Dune has spent his life proving the gods are nothing more than myth and superstition. When the new Flame Giver, a divine goddess, descends upon the fractured Emberhearth Domain, her presence will mean more than disrupting his life work. In the wake of betrayal, the world teeters on collapse. And Dune, a brilliant but irreverent scientist, is bound to an enigmatic goddess whose very presence unravels the logic he’s built his life upon.
Their uneasy bond sparks chaos. The sky splits with jagged cracks that bleed dread. Souls vanish into the void. The Archetypes, ancient machines that once safeguarded balance, spiral into madness: Hope gnaws itself to ruin, Laughter falls into silence, and the gears of existence grind toward oblivion.

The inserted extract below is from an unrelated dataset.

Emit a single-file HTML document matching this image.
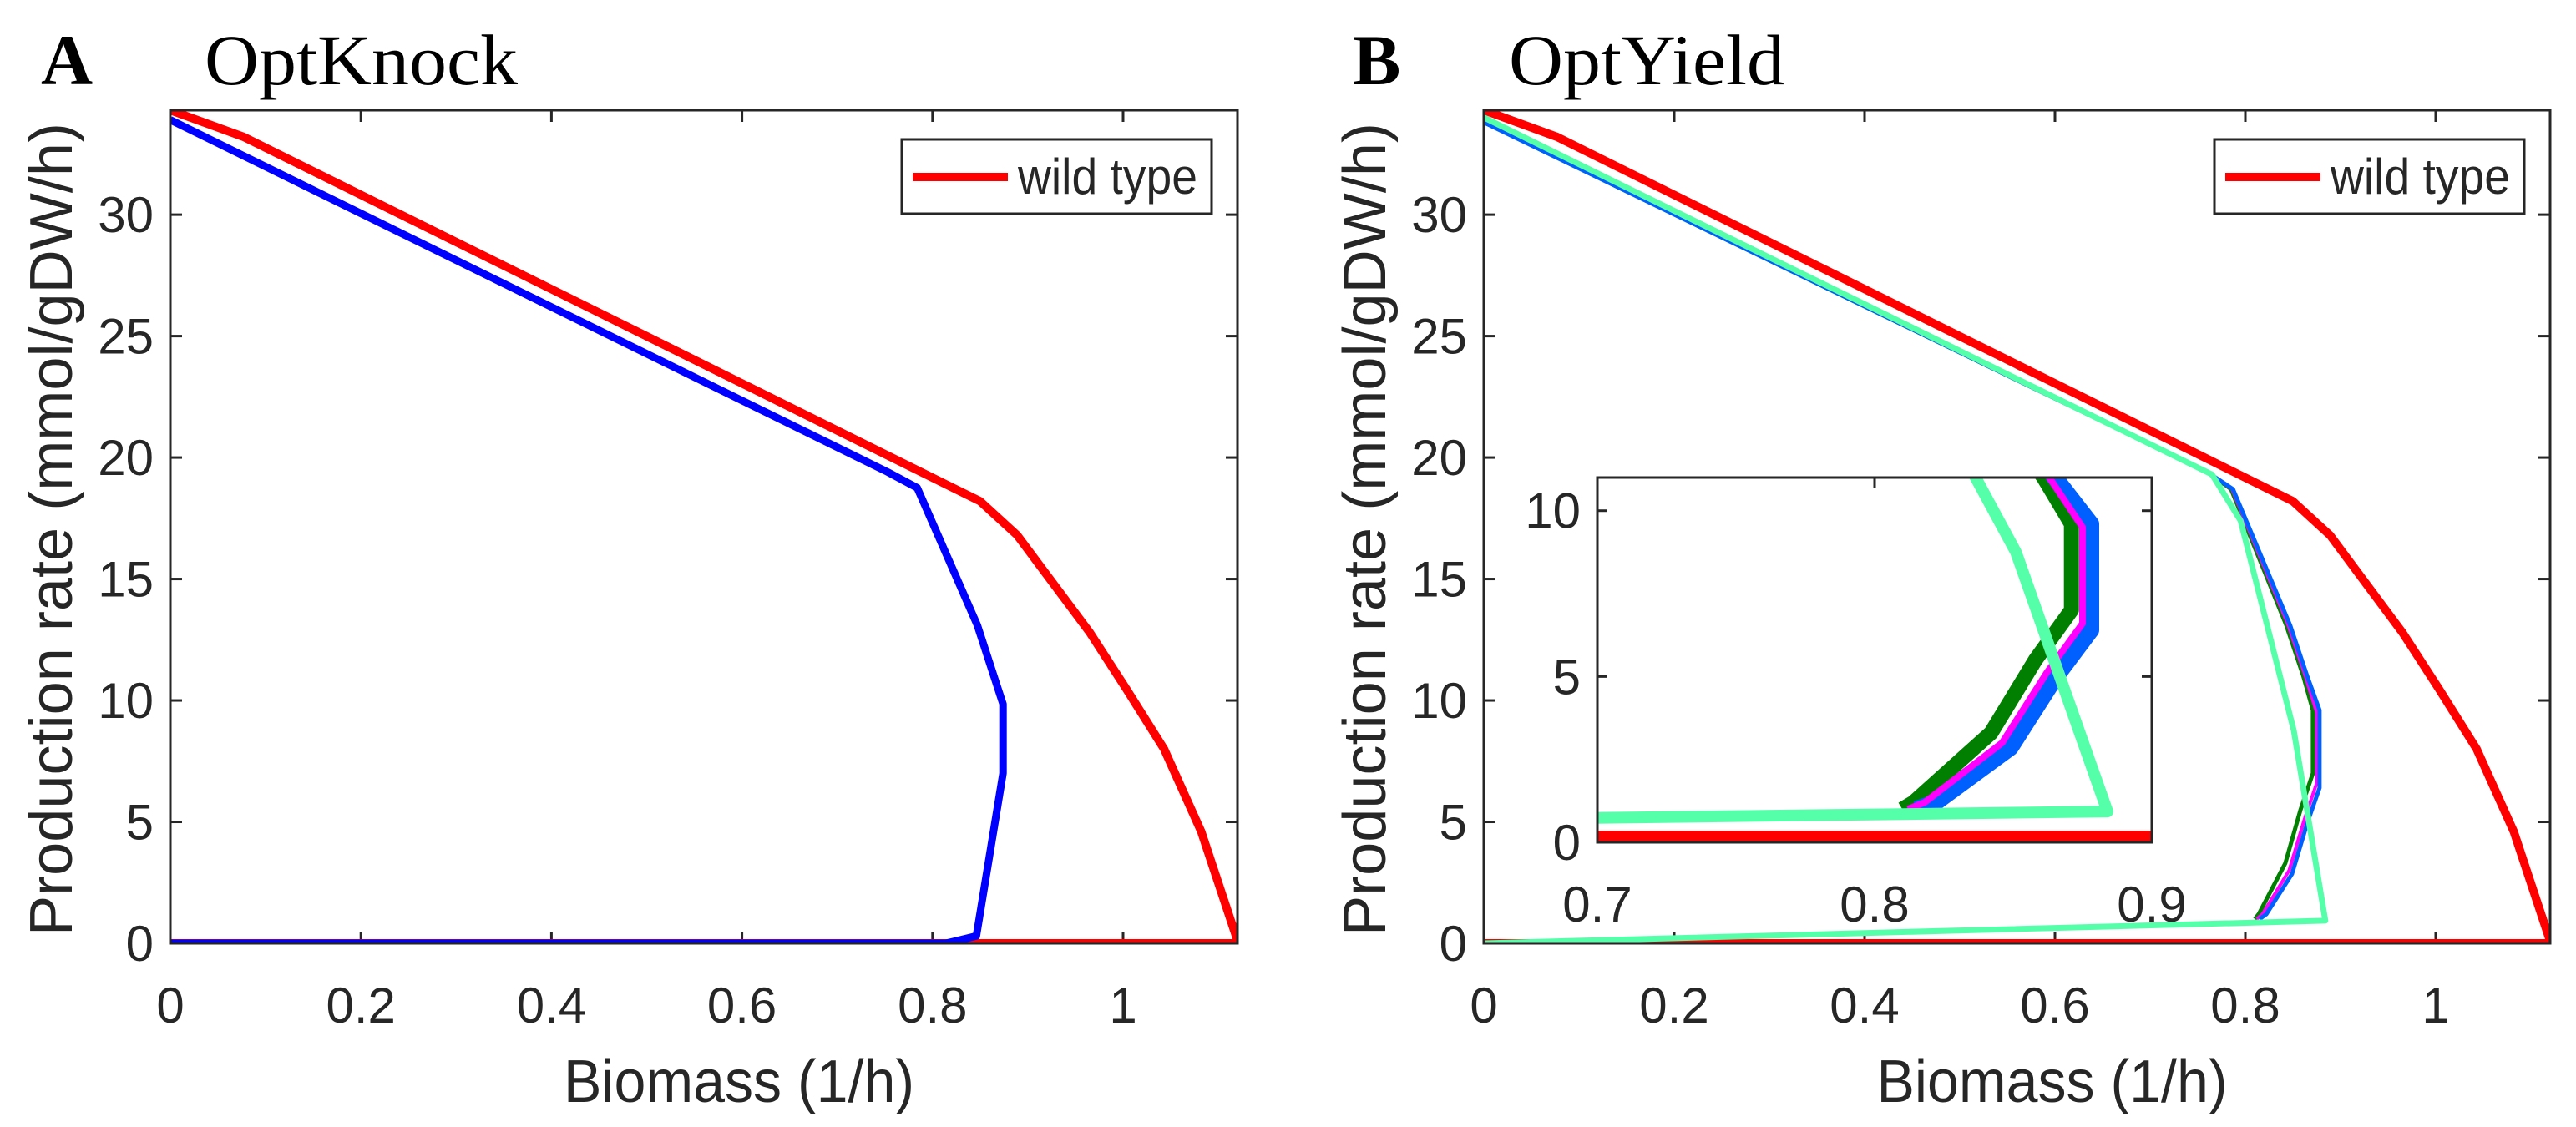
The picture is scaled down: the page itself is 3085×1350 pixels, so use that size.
<!DOCTYPE html>
<html><head><meta charset="utf-8"><style>
html,body{margin:0;padding:0;background:#fff;}
svg{display:block;}
text{font-family:"Liberation Sans",sans-serif;fill:#262626;}
.serif{font-family:"Liberation Serif",serif;fill:#000;}
</style></head><body>
<svg id="fig" width="3085" height="1350" viewBox="0 0 3085 1350" xmlns="http://www.w3.org/2000/svg">
<text class="serif" x="49" y="101" font-size="86" font-weight="bold">A</text>
<text class="serif" x="245" y="101" font-size="86" textLength="375" lengthAdjust="spacingAndGlyphs">OptKnock</text>
<text class="serif" x="1620" y="101" font-size="86" font-weight="bold">B</text>
<text class="serif" x="1807" y="101" font-size="86" textLength="330" lengthAdjust="spacingAndGlyphs">OptYield</text>
</svg>
<script>
// ---- data ----
const xTicks = [0, 0.2, 0.4, 0.6, 0.8, 1];
const xTickLabels = ["0", "0.2", "0.4", "0.6", "0.8", "1"];
const yTicks = [0, 5, 10, 15, 20, 25, 30];
const yTickLabels = ["0", "5", "10", "15", "20", "25", "30"];
const insetXTicks = [0.7, 0.8, 0.9];
const insetXTickLabels = ["0.7", "0.8", "0.9"];
const insetYTicks = [0, 5, 10];
const insetYTickLabels = ["0", "5", "10"];

const wildX = [0, 0.077, 0.85, 0.889, 0.965, 1.003, 1.043, 1.082, 1.121, 0];
const wildY = [34.3, 33.2, 18.2, 16.8, 12.8, 10.5, 8.0, 4.6, 0, 0];

const knockX = [0, 0.753, 0.784, 0.847, 0.874, 0.874, 0.846, 0.814, 0];
const knockY = [33.9, 19.4, 18.75, 13.1, 9.85, 7.0, 0.3, 0, 0];

const yieldBlueX = [0, 0.76, 0.787, 0.847, 0.865, 0.878, 0.878, 0.865, 0.849, 0.822, 0.815];
const yieldBlueY = [33.8, 19.4, 18.7, 13.1, 11.0, 9.6, 6.4, 4.95, 2.86, 1.2, 1.0];
const yieldMagentaX = [0, 0.76, 0.786, 0.845, 0.863, 0.875, 0.875, 0.862, 0.846, 0.818, 0.812];
const yieldMagentaY = [33.8, 19.4, 18.7, 13.1, 11.0, 9.5, 6.6, 5.1, 3.0, 1.2, 1.0];
const yieldDkGreenX = [0, 0.76, 0.785, 0.843, 0.861, 0.871, 0.871, 0.858, 0.842, 0.814, 0.810];
const yieldDkGreenY = [33.8, 19.4, 18.7, 13.1, 11.0, 9.6, 7.0, 5.5, 3.3, 1.2, 1.0];
const yieldGreenX = [0, 0.765, 0.795, 0.851, 0.884, 0];
const yieldGreenY = [34.0, 19.3, 17.4, 8.75, 0.93, 0];

// ---- helpers ----
const NS = "http://www.w3.org/2000/svg";
const svg = document.getElementById("fig");
function mk(tag, attrs, parent) {
  const e = document.createElementNS(NS, tag);
  for (const k in attrs) e.setAttribute(k, attrs[k]);
  (parent || svg).appendChild(e);
  return e;
}
function scale(d0, d1, p0, p1) { return v => p0 + (v - d0) / (d1 - d0) * (p1 - p0); }

let clipCount = 0;
function axesBox(L, R, T, B, xs, ys, xt, xl, yt, yl, prefix, fs, tickLen) {
  const g = mk("g", {});
  
  
  mk("rect", {x: L, y: T, width: R - L, height: B - T, fill: "#fff"}, g);
  xt.forEach((v, i) => {
    const x = xs(v);
    mk("line", {x1: x, y1: B, x2: x, y2: B - tickLen, stroke: "#262626", "stroke-width": 3}, g);
    mk("line", {x1: x, y1: T, x2: x, y2: T + tickLen, stroke: "#262626", "stroke-width": 3}, g);
    const t = mk("text", {x: x, y: B + 95 * fs / 60, "font-size": fs, "text-anchor": "middle"}, g);
    
    
    t.textContent = xl[i];
  });
  yt.forEach((v, i) => {
    const y = ys(v);
    mk("line", {x1: L, y1: y, x2: L + tickLen, y2: y, stroke: "#262626", "stroke-width": 3}, g);
    mk("line", {x1: R, y1: y, x2: R - tickLen, y2: y, stroke: "#262626", "stroke-width": 3}, g);
    const t = mk("text", {x: L - 20, y: y + 21, "font-size": fs, "text-anchor": "end"}, g);
    
    
    t.textContent = yl[i];
  });
  const id = "clip" + (clipCount++);
  const cp = mk("clipPath", {id: id});
  mk("rect", {x: L, y: T, width: R - L, height: B - T}, cp);
  const plot = mk("g", {"clip-path": "url(#" + id + ")"}, g);
  return {g, plot, frame: () => mk("rect", {x: L, y: T, width: R - L, height: B - T, fill: "none", stroke: "#262626", "stroke-width": 3}, g)};
}
function series(parent, xsArr, ysArr, xs, ys, color, w, name) {
  const pts = xsArr.map((v, i) => xs(v).toFixed(1) + "," + ys(ysArr[i]).toFixed(1)).join(" ");
  const p = mk("polyline", {points: pts, fill: "none", stroke: color, "stroke-width": w, "stroke-linejoin": "round"}, parent);
  
  
  return p;
}
function labels(L, R, T, B, prefix) {
  const xl = mk("text", {x: (L + R) / 2 + 42, y: 1320, "font-size": 72, "text-anchor": "middle", textLength: 420, lengthAdjust: "spacingAndGlyphs"});
  
  
  xl.textContent = "Biomass (1/h)";
  const cy = 634, cx = L - 118;
  const yl = mk("text", {x: cx, y: cy, "font-size": 72, "text-anchor": "middle", transform: "rotate(-90 " + cx + " " + cy + ")", textLength: 974, lengthAdjust: "spacingAndGlyphs"});
  
  
  yl.textContent = "Production rate (mmol/gDW/h)";
}
function legend(x0, prefix) {
  const g = mk("g", {});
  
  
  mk("rect", {x: x0, y: 167, width: 371, height: 89, fill: "#fff", stroke: "#262626", "stroke-width": 3}, g);
  mk("line", {x1: x0 + 13, y1: 212, x2: x0 + 127, y2: 212, stroke: "#ff0000", "stroke-width": 10}, g);
  const t = mk("text", {x: x0 + 139, y: 232, "font-size": 60, textLength: 215, lengthAdjust: "spacingAndGlyphs"}, g);
  
  
  t.textContent = "wild type";
}

// ---- Panel A ----
{
  const L = 204, R = 1482, T = 132, B = 1130;
  const xs = scale(0, 1, L, L + 1141), ys = scale(0, 34.3, B, T);
  const ax = axesBox(L, R, T, B, xs, ys, xTicks, xTickLabels, yTicks, yTickLabels, "panel-a", 60, 14);
  series(ax.plot, wildX, wildY, xs, ys, "#ff0000", 10, "panel-a-wild-type-line");
  series(ax.plot, knockX, knockY, xs, ys, "#0000ff", 9, "panel-a-optknock-line");
  ax.frame();
  labels(L, R, T, B, "panel-a");
  legend(1080, "panel-a");
}
// ---- Panel B ----
{
  const L = 1777, R = 3054, T = 132, B = 1130;
  const xs = scale(0, 1, L, L + 1140), ys = scale(0, 34.3, B, T);
  const ax = axesBox(L, R, T, B, xs, ys, xTicks, xTickLabels, yTicks, yTickLabels, "panel-b", 60, 14);
  series(ax.plot, wildX, wildY, xs, ys, "#ff0000", 10, "panel-b-wild-type-line");
  series(ax.plot, yieldDkGreenX, yieldDkGreenY, xs, ys, "#007f00", 5, "panel-b-dark-green-line");
  series(ax.plot, yieldMagentaX, yieldMagentaY, xs, ys, "#ff00ff", 4, "panel-b-magenta-line");
  series(ax.plot, yieldBlueX, yieldBlueY, xs, ys, "#0060ff", 5, "panel-b-blue-line");
  series(ax.plot, yieldGreenX, yieldGreenY, xs, ys, "#55ffaa", 7, "panel-b-aquamarine-line");
  ax.frame();
  labels(L, R, T, B, "panel-b");
  legend(2652, "panel-b");

  // inset
  const iL = 1913, iR = 2577, iT = 572, iB = 1009;
  const ixs = scale(0.7, 0.9, iL, iR), iys = scale(0, 11, iB, iT);
  const inset = axesBox(iL, iR, iT, iB, ixs, iys, insetXTicks, insetXTickLabels, insetYTicks, insetYTickLabels, "inset", 60, 12);
  
  series(inset.plot, wildX, wildY, ixs, iys, "#ff0000", 28, "inset-wild-type-line");
  series(inset.plot, yieldDkGreenX, yieldDkGreenY, ixs, iys, "#007f00", 18, "inset-dark-green-line");
  series(inset.plot, yieldBlueX, yieldBlueY, ixs, iys, "#0060ff", 20, "inset-blue-line");
  series(inset.plot, yieldMagentaX, yieldMagentaY, ixs, iys, "#ff00ff", 8, "inset-magenta-line");
  series(inset.plot, yieldGreenX, yieldGreenY, ixs, iys, "#55ffaa", 14, "inset-aquamarine-line");
  inset.frame();
}
</script>
</body></html>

As Dune peels back the mysteries of the Flame Giver, he finds her vulnerabilities echo his own hidden scars. Mortal wit clashes with divine enigma, and together they must navigate a union that could either mend the cosmos or hasten its final breath.
In another world...
She fell to the floor. Dead.
After Princess Phaedra watches her mother murder her best friend, she is banished from home with nothing left to want but revenge.
When Queen Mara turns her sights on the Fire Fairies, Phaedra seizes her chance to strike, only to be driven into exile alongside Fira, the Fire Princess, as Mara’s conquest spreads. With war closing in, Phaedra crosses the continent to gather allies before her mother can destroy every realm in her path.

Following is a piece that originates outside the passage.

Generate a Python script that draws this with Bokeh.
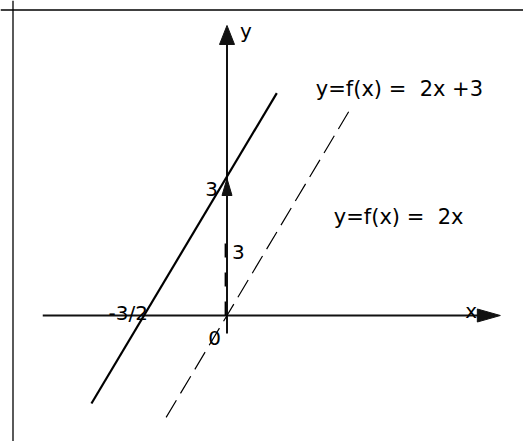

But revenge is no longer the only thing at stake. As queens fall, old powers awaken, and the world edges toward its bloodiest war, Phaedra must decide who she will become: a weapon forged by her mother’s cruelty, or the ruler her shattered world truly needs.
Tricah writes like she’s lighting a match in a library. Carefully, but with the intent to cause problems. She’s drawn to the quiet thresholds where language falters and meaning changes shape, the same liminal spaces that haunt Arrival and Annihilation, where the strange becomes intimate and the divine feels almost familiar.

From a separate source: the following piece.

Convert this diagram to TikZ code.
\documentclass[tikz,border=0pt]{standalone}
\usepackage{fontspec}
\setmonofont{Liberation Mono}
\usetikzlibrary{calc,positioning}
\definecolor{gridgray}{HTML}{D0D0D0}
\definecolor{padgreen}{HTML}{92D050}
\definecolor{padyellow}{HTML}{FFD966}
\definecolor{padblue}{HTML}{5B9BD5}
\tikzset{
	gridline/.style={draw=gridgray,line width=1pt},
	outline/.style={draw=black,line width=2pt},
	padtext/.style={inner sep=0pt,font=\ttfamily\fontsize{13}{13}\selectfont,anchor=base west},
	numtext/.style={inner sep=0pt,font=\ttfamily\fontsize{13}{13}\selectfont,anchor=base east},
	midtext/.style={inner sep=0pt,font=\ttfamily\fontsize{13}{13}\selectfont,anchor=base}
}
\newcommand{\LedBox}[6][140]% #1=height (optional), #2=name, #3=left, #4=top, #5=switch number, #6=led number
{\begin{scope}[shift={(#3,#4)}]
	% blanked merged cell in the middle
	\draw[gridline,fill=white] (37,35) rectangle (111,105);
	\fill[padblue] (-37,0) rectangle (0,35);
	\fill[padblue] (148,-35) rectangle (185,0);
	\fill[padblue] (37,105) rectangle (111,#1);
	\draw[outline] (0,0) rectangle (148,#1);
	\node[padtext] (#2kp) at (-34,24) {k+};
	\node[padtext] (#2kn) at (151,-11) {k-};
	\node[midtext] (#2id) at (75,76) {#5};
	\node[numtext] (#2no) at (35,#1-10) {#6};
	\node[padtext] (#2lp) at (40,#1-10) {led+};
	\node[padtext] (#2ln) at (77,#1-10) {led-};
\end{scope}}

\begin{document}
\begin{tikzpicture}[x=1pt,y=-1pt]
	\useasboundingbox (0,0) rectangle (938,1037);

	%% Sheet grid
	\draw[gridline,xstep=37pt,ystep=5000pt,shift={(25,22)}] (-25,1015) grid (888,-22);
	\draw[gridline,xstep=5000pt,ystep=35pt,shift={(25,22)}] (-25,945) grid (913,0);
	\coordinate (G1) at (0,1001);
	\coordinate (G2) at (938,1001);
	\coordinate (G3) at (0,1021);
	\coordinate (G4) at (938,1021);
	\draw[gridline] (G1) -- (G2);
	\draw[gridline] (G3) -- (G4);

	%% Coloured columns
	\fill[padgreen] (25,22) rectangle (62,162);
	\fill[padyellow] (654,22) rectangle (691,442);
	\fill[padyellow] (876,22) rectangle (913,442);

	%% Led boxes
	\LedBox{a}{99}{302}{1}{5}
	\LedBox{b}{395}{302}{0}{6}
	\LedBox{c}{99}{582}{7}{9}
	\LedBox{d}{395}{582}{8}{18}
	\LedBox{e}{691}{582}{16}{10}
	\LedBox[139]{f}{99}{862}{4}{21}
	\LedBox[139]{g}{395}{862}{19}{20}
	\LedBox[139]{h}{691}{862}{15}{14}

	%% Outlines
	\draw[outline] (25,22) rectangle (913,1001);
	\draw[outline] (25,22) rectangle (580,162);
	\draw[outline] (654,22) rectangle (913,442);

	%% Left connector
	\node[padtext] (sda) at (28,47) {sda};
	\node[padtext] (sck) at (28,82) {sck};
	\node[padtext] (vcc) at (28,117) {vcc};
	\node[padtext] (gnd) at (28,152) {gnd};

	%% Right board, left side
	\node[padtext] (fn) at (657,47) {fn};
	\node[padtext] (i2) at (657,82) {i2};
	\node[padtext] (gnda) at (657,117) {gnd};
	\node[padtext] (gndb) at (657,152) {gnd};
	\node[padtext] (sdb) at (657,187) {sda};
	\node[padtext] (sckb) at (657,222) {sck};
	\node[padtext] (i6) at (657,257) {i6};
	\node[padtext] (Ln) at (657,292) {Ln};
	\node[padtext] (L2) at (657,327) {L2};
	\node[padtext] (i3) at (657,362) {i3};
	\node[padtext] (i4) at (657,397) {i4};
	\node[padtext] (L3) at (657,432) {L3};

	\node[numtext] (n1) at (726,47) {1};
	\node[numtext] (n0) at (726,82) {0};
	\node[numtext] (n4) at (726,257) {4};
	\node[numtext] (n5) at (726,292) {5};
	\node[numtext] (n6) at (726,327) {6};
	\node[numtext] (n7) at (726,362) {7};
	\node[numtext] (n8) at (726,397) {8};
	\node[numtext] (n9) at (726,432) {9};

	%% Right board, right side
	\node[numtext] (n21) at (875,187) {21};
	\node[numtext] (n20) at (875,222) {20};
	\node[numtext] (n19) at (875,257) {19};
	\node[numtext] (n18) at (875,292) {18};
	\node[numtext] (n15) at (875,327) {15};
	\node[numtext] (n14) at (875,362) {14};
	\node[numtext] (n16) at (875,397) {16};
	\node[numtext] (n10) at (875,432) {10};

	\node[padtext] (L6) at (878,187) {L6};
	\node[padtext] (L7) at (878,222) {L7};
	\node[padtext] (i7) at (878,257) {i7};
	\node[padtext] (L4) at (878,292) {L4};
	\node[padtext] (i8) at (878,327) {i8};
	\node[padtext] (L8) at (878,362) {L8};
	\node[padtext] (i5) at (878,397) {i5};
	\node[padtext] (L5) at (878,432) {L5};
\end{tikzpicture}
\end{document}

A professional stenographer by trade, she’s spent years translating human chaos into clean lines and symbols. In fiction, she does the opposite: dragging gods down into human-ness like the Greeks did, forcing the mythic to stumble, bleed, and bargain its way through mortal consequence.
That fascination became the heart of her Emberhearth series, a collection of cosmic romances where divinity fractures, faith flickers like a dying candle, and love endures the end of the world out of pure defiance. When she isn’t documenting divine dysfunction, she can be found admiring swords, making candles, and quietly lighting new matches just to see what might still burn.